‘Commonwealth Bank’ faces second probe

A customer uses an automated teller machine (ATM) outside a Commonwealth Bank of Australia branch in Sydney, Australia, on Monday, Aug. 7, 2017. Commonwealth Bank has blamed a software coding error for more than 50,000 alleged breaches of money-laundering and terrorist-financing laws. Photographer: Brendon Thorne/Bloomberg via Getty Images

Bloomberg

The recent fallout from the Commonwealth Bank of Australia’s money-laundering scandal widened, with the banking regulator launching an inquiry into the lender’s culture and governance.

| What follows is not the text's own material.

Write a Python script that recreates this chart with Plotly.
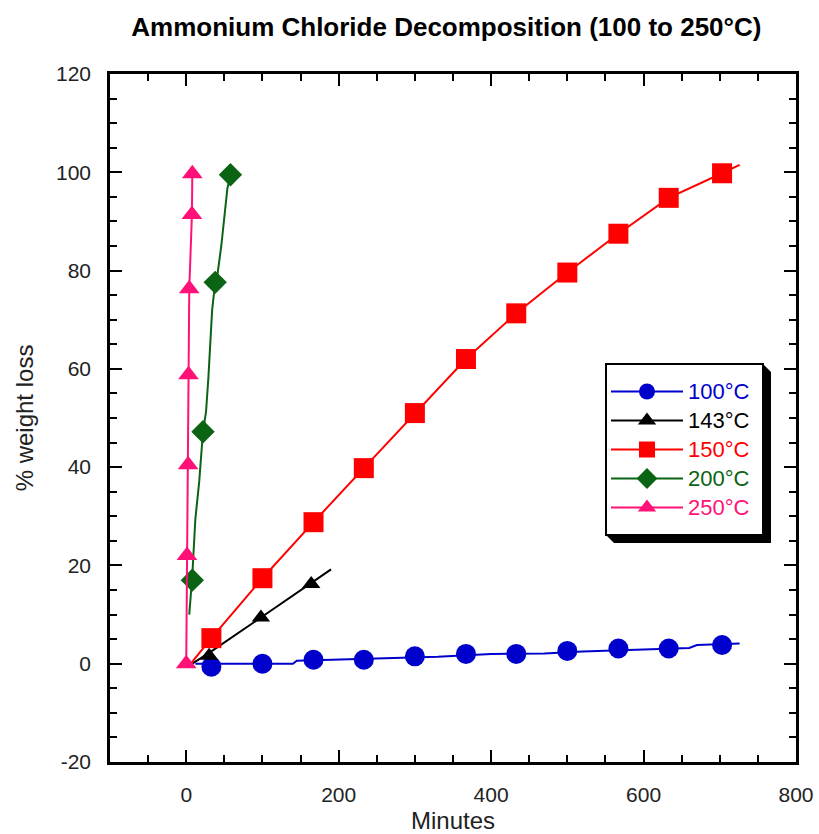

The nation’s biggest lender is already facing a court case from the financial crime agency alleging it breached money-laundering and terrorism financing laws more than 50,000 times, an investigation into its disclosure practices by the securities regulator and a potential class-action suit.

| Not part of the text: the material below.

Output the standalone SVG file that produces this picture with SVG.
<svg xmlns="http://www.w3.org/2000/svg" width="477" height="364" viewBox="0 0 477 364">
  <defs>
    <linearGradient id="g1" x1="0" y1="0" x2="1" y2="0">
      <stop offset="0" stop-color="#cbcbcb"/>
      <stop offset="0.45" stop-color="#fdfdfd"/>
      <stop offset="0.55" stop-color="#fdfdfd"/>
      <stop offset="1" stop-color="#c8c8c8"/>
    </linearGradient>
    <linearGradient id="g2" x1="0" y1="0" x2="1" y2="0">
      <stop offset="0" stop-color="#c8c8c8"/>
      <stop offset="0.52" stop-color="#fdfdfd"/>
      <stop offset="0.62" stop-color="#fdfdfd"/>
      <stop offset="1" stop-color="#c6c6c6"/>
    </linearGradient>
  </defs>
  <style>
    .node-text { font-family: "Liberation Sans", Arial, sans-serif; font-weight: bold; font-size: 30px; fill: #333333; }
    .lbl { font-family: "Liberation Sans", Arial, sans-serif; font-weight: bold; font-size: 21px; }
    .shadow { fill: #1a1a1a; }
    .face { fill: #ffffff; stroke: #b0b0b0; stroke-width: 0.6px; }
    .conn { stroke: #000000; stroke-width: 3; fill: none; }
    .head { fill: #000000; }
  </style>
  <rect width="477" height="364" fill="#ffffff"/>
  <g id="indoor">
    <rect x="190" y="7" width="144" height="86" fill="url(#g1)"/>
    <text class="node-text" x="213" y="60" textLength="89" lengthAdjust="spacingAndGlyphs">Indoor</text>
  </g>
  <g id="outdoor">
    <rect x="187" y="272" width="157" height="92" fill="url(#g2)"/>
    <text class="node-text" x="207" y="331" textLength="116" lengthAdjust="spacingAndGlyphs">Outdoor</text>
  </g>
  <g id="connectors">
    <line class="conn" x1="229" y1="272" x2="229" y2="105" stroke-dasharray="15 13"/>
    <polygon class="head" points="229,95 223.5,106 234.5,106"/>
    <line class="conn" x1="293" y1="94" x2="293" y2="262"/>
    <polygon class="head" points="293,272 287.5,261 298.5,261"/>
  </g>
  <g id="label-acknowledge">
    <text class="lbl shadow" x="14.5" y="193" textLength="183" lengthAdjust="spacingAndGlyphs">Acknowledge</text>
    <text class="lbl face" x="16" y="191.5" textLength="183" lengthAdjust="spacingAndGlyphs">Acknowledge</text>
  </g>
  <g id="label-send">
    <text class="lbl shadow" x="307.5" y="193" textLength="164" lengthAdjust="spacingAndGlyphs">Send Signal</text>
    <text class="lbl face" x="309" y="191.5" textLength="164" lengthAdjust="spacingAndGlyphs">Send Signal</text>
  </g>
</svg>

Adding to its woes, the Australian Prudential Regulation Authority said Monday it will open an inquiry into governance, culture and accountability at the bank.

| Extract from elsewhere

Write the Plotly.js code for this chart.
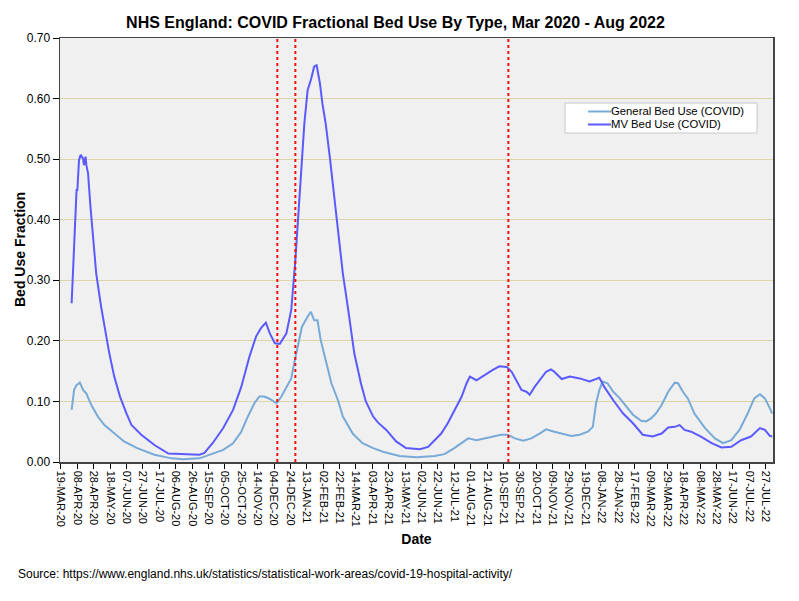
<!DOCTYPE html>
<html>
<head>
<meta charset="utf-8">
<script src="https://cdn.plot.ly/plotly-3.0.1.min.js"></script>
<style>html,body{margin:0;padding:0;background:#fff;}#chart{width:799px;height:601px;}</style>
</head>
<body>
<div id="chart"></div>
<script>
// MV (mechanical ventilation) bed use fraction
const mvDates = ["2020-04-01","2020-04-05","2020-04-07","2020-04-08","2020-04-10","2020-04-12","2020-04-15","2020-04-16","2020-04-18","2020-04-19","2020-04-21","2020-04-24","2020-04-27","2020-05-01","2020-05-07","2020-05-13","2020-05-17","2020-05-23","2020-05-30","2020-06-07","2020-06-13","2020-06-25","2020-07-11","2020-07-28","2020-08-09","2020-09-04","2020-09-10","2020-09-20","2020-10-03","2020-10-15","2020-10-25","2020-11-04","2020-11-12","2020-11-18","2020-11-24","2020-11-29","2020-12-05","2020-12-11","2020-12-19","2020-12-25","2020-12-30","2021-01-02","2021-01-06","2021-01-10","2021-01-14","2021-01-18","2021-01-22","2021-01-25","2021-01-29","2021-02-01","2021-02-05","2021-02-10","2021-02-14","2021-02-20","2021-02-26","2021-03-04","2021-03-12","2021-03-20","2021-03-26","2021-04-04","2021-04-10","2021-04-20","2021-05-02","2021-05-14","2021-05-31","2021-06-10","2021-06-18","2021-06-26","2021-07-04","2021-07-12","2021-07-21","2021-07-27","2021-07-31","2021-08-08","2021-08-18","2021-08-28","2021-09-05","2021-09-14","2021-09-20","2021-09-26","2021-10-02","2021-10-08","2021-10-12","2021-10-18","2021-10-26","2021-11-01","2021-11-07","2021-11-11","2021-11-20","2021-11-30","2021-12-12","2021-12-24","2022-01-05","2022-01-11","2022-01-22","2022-02-03","2022-02-15","2022-02-27","2022-03-11","2022-03-22","2022-03-30","2022-04-07","2022-04-13","2022-04-19","2022-04-27","2022-05-09","2022-05-22","2022-06-03","2022-06-15","2022-06-27","2022-07-09","2022-07-20","2022-07-26","2022-08-01","2022-08-04"];
const mvValues = [0.262,0.394,0.449,0.449,0.499,0.507,0.501,0.490,0.504,0.490,0.477,0.421,0.367,0.311,0.256,0.207,0.179,0.141,0.108,0.080,0.061,0.045,0.028,0.014,0.013,0.012,0.015,0.031,0.056,0.086,0.124,0.174,0.207,0.221,0.230,0.212,0.196,0.195,0.212,0.251,0.333,0.388,0.477,0.559,0.614,0.631,0.653,0.655,0.625,0.592,0.559,0.504,0.455,0.378,0.311,0.256,0.179,0.130,0.100,0.075,0.065,0.053,0.034,0.023,0.021,0.025,0.036,0.047,0.064,0.086,0.108,0.130,0.141,0.135,0.144,0.152,0.158,0.157,0.149,0.133,0.119,0.116,0.111,0.124,0.138,0.149,0.153,0.149,0.137,0.141,0.138,0.133,0.139,0.124,0.102,0.080,0.064,0.045,0.042,0.047,0.057,0.058,0.061,0.053,0.050,0.042,0.031,0.024,0.025,0.036,0.042,0.056,0.053,0.043,0.042];

// General bed use fraction
const genDates = ["2020-04-01","2020-04-04","2020-04-07","2020-04-11","2020-04-15","2020-04-19","2020-04-25","2020-05-03","2020-05-11","2020-05-23","2020-06-04","2020-06-20","2020-07-11","2020-08-01","2020-08-15","2020-09-04","2020-09-16","2020-10-03","2020-10-15","2020-10-25","2020-11-02","2020-11-10","2020-11-16","2020-11-22","2020-11-29","2020-12-07","2020-12-13","2020-12-19","2020-12-25","2020-12-29","2021-01-03","2021-01-07","2021-01-14","2021-01-18","2021-01-22","2021-01-26","2021-01-30","2021-02-06","2021-02-12","2021-02-20","2021-02-26","2021-03-10","2021-03-22","2021-04-04","2021-04-16","2021-05-06","2021-05-27","2021-06-18","2021-06-30","2021-07-12","2021-07-23","2021-07-29","2021-08-08","2021-08-18","2021-08-28","2021-09-07","2021-09-15","2021-09-24","2021-10-04","2021-10-14","2021-10-24","2021-11-01","2021-11-11","2021-11-22","2021-12-02","2021-12-12","2021-12-22","2021-12-28","2022-01-01","2022-01-05","2022-01-09","2022-01-15","2022-01-22","2022-01-30","2022-02-07","2022-02-15","2022-02-25","2022-03-03","2022-03-09","2022-03-15","2022-03-22","2022-03-30","2022-04-07","2022-04-11","2022-04-17","2022-04-23","2022-05-01","2022-05-14","2022-05-26","2022-06-05","2022-06-15","2022-06-25","2022-07-05","2022-07-13","2022-07-20","2022-07-26","2022-08-01","2022-08-04"];
const genValues = [0.086,0.119,0.127,0.131,0.119,0.113,0.094,0.075,0.061,0.047,0.034,0.023,0.012,0.006,0.0045,0.006,0.012,0.020,0.031,0.050,0.075,0.097,0.108,0.108,0.104,0.097,0.108,0.124,0.138,0.166,0.196,0.223,0.240,0.248,0.234,0.234,0.201,0.163,0.130,0.102,0.075,0.047,0.031,0.023,0.017,0.010,0.008,0.010,0.013,0.023,0.034,0.039,0.036,0.039,0.042,0.045,0.045,0.039,0.035,0.039,0.047,0.054,0.050,0.046,0.043,0.045,0.050,0.058,0.097,0.119,0.133,0.130,0.116,0.105,0.091,0.078,0.068,0.067,0.072,0.080,0.094,0.116,0.131,0.130,0.116,0.105,0.080,0.056,0.039,0.031,0.036,0.053,0.080,0.105,0.112,0.105,0.089,0.080];

// x-axis ticks
const tickDates = ["2020-03-19","2020-04-08","2020-04-28","2020-05-18","2020-06-07","2020-06-27","2020-07-17","2020-08-06","2020-08-26","2020-09-15","2020-10-05","2020-10-25","2020-11-14","2020-12-04","2020-12-24","2021-01-13","2021-02-02","2021-02-22","2021-03-14","2021-04-03","2021-04-23","2021-05-13","2021-06-02","2021-06-22","2021-07-12","2021-08-01","2021-08-21","2021-09-10","2021-09-30","2021-10-20","2021-11-09","2021-11-29","2021-12-19","2022-01-08","2022-01-28","2022-02-17","2022-03-09","2022-03-29","2022-04-18","2022-05-08","2022-05-28","2022-06-17","2022-07-07","2022-07-27"];
const tickLabels = ["19-MAR-20","08-APR-20","28-APR-20","18-MAY-20","07-JUN-20","27-JUN-20","17-JUL-20","06-AUG-20","26-AUG-20","15-SEP-20","05-OCT-20","25-OCT-20","14-NOV-20","04-DEC-20","24-DEC-20","13-JAN-21","02-FEB-21","22-FEB-21","14-MAR-21","03-APR-21","23-APR-21","13-MAY-21","02-JUN-21","22-JUN-21","12-JUL-21","01-AUG-21","21-AUG-21","10-SEP-21","30-SEP-21","20-OCT-21","09-NOV-21","29-NOV-21","19-DEC-21","08-JAN-22","28-JAN-22","17-FEB-22","09-MAR-22","29-MAR-22","18-APR-22","08-MAY-22","28-MAY-22","17-JUN-22","07-JUL-22","27-JUL-22"];

// vertical marker dates
const markerDates = ["2020-12-08","2020-12-30","2021-09-16"];

const seriesNames = ["General Bed Use (COVID)", "MV Bed Use (COVID)"];
const seriesColors = ["#78aad8", "#5a5aff"];

const FONT = "Arial, 'Liberation Sans', sans-serif";

const traces = [
  {x: genDates, y: genValues, type: "scatter", mode: "lines", name: seriesNames[0],
   line: {color: seriesColors[0], width: 2}},
  {x: mvDates, y: mvValues, type: "scatter", mode: "lines", name: seriesNames[1],
   line: {color: seriesColors[1], width: 2}}
];

// plot area in pixels: left 60, right 773, top 38, bottom 462
const PW = 713, PH = 424;
const px = v => (v - 60) / PW;
const py = v => (462 - v) / PH;

const shapes = markerDates.map(d => ({
  type: "line", xref: "x", yref: "paper", x0: d, x1: d, y0: 0, y1: 1,
  line: {color: "#ee1111", width: 2, dash: "dot"}, layer: "above"
}));

// legend box
shapes.push({type: "rect", xref: "paper", yref: "paper", x0: px(565), x1: px(757), y0: py(133), y1: py(103),
  fillcolor: "#ffffff", line: {color: "#c8c8c8", width: 1}, layer: "above"});
const annotations = [];
seriesNames.forEach((nm, i) => {
  const yy = 111.5 + i * 13;
  shapes.push({type: "line", xref: "paper", yref: "paper", x0: px(588), x1: px(611), y0: py(yy), y1: py(yy),
    line: {color: seriesColors[i], width: 2}, layer: "above"});
  annotations.push({text: nm, xref: "paper", yref: "paper", x: px(610), y: py(yy), xanchor: "left", yanchor: "middle",
    showarrow: false, borderpad: 0, font: {family: FONT, size: 11.3, color: "#000"}});
});

annotations.push({
  text: "<b>Bed Use Fraction</b>", xref: "paper", yref: "paper", x: px(20), y: py(250),
  xanchor: "center", yanchor: "middle", textangle: -90, showarrow: false,
  font: {family: FONT, size: 14, color: "#000"}
});
annotations.push({
  text: "Source: https://www.england.nhs.uk/statistics/statistical-work-areas/covid-19-hospital-activity/",
  xref: "paper", yref: "paper", x: px(16), y: py(574), xanchor: "left", yanchor: "middle",
  showarrow: false, font: {family: FONT, size: 12, color: "#000"}
});

const layout = {
  width: 799, height: 601,
  margin: {l: 60, r: 26, t: 38, b: 139},
  paper_bgcolor: "#ffffff",
  plot_bgcolor: "#f0f0f0",
  font: {family: FONT, size: 12, color: "#000"},
  title: {text: "<b>NHS England: COVID Fractional Bed Use By Type, Mar 2020 - Aug 2022</b>",
          font: {family: FONT, size: 16, color: "#000"},
          x: 0.495, xref: "container", xanchor: "center", y: 1 - 22/601, yref: "container", yanchor: "middle"},
  xaxis: {
    type: "date",
    range: ["2020-03-17 19:00", "2022-08-04 22:00"],
    tickvals: tickDates, ticktext: tickLabels, tickangle: 90,
    tickfont: {family: FONT, size: 11, color: "#000"},
    ticks: "outside", ticklen: 5, tickcolor: "#000",
    showgrid: false, zeroline: false,
    showline: true, linecolor: "#444", linewidth: 1.5, mirror: true,
    title: {text: "<b>Date</b>", font: {family: FONT, size: 14, color: "#000"}, standoff: 8}
  },
  yaxis: {
    range: [0, 0.7], dtick: 0.1, tickformat: ".2f",
    tickfont: {family: FONT, size: 12, color: "#000"},
    ticks: "outside", ticklen: 6, tickcolor: "#000",
    showgrid: true, gridcolor: "#dbd5a8", gridwidth: 1, zeroline: false,
    showline: true, linecolor: "#444", linewidth: 1.5, mirror: true
  },
  shapes: shapes,
  annotations: annotations,
  showlegend: false
};

Plotly.newPlot("chart", traces, layout, {displayModeBar: false, staticPlot: true});
</script>
</body>
</html>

Separately, Treasurer Scott Morrison said further action is “in the wind.”
The APRA inquiry, which is expected to take six months and will paid for by the bank, will focus on whether its “organizational structure, governance, financial objectives, remuneration and accountability frameworks are conflicting with sound risk management and compliance outcomes.”
The allegations of money-laundering breaches are the third major public relations scandal to hit Commonwealth Bank in the past few years, after it faced claims it gave poor financial advice to wealth management customers and accusations it failed to honour insurance claims.
The Commonwealth Bank “recognises that events over
recent years have weakened the community’s trust in
us,” Chairman Catherine
Livingstone said.
“We welcome this opportunity for independent parties to review the work we have already undertaken and advise on what more we can do.”
Senior executives at the lender have already been stripped of their short-term bonuses over the scandal and Chief Executive Officer Ian Narev will leave by mid-next year.